Forum Gallery presents "Murder of Crows," an exhibition of eight new paintings by self-taught artist Stephanie Wilde. The body of work presented in this exhibition speaks to the polarizing effects of race, religion and political views with a visual subtext of the historical pattern of prejudice. The exhibition title is an emblematic reference to flock behavior, herding and mob mentality, bred routinely throughout history by these deep divides.
Working in ink and acrylic on museum board, Wilde adds gold leaf to her densely-layered, sumptuous imagery. Her delicate renderings reference intricate Renaissance textile designs, illuminated manuscripts, and Persian miniatures. Curator and educator Diana L. Daniels writes in the catalogue essay that the paintings “aim to delight the eye, but within such delicate renderings she displays a zest for the subversive. Wilde expands upon the moralizing bent of seventeenth-century Dutch masters of vanitas subjects to offer cautionary tales of our present perils.”
"Intentional Silence," 2017-18, is one of three works in the exhibition that addresses racial divides directly. The women depicted represent slaves owned by Joshua John Ward (1800-1853), who held several plantations in South Carolina during the nineteenth century and was the largest American slaveholder during his lifetime. A companion piece, "Intentional Silence II," 2018, is an installation of twenty small-scale paintings, each referencing a specific quilt pattern. The motifs chosen—whether tumbling blocks for departure, the North Star for direction, or the log cabin for a warm hearth—relate to oral histories of emancipation via the Underground Railroad. The diptych "Fields of Worth," 2015, with its imagery of fathers and sons and mothers and daughters, surrounded by sprays of cotton flowers and bolls, reminds us of the harsh legacy of slavery and the resilience of these individuals.
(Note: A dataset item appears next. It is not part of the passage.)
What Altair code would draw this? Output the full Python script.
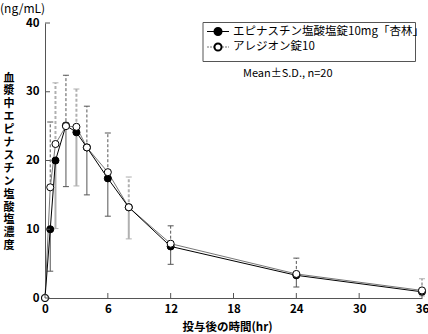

"Sisters," 2015, portrays Sarah Moore Grimké (1792–1873) and Angelina Emily Grimké (1805–1879), known as the Grimké sisters, who were among the first American female advocates of abolition and women’s rights. Born into a slave-holding family in the South, their feminist writings and public speeches advocating for equality were considered radical and controversial in the time before the Civil War. Their pioneering work addressed many issues that remain very relevant to the modern feminist movement, 150 years later. Other works in the series, such as "Daphne II," 2016 and "Miasma," 2017, reference Greek mythology and highlight processes of transformation and our relationship to the natural world. Wilde appropriates the stories of Daphne and Miasma to voice her determination that a transformation of humankind is required in order to restore health to our world’s human and environmental situations. The installation titled "The Bones Are the Same," 2017, includes twelve paintings to reference twelve of the world’s major religions.
The artist writes that “our bones are all the same regardless of color, politics, economic status or religion.” Finally, "Finding the Graces," 2018, evokes the idea that the society we have is the society we seek. As proposed by psychologist and social theorist Erich Fromm (1900-1980), we must acquire the character we want and express it as a group. Our inner drives can be exerted as outer forces in order to reshape our mass behavior.
"Murder of Crows," on view from May 31 – June 29, 2018, is the first solo exhibition at Forum Gallery for Idaho-based artist Stephanie Wilde. Wilde has received three Fellowships from the National Endowment for the Arts through the Idaho Arts Commission, the State of Idaho Governor's Award for Excellence in the Arts, and the Idaho Mayor’s Award for Excellence in the Arts. In 2015, she was given a prestigious Joan Mitchell Foundation Grant for painting. Her work is placed in numerous public and private collections, including The William Louis-Dreyfus Foundation in Mount Kisco, New York, the Library of Congress in Washington, DC, and the Victoria and Albert Museum in London.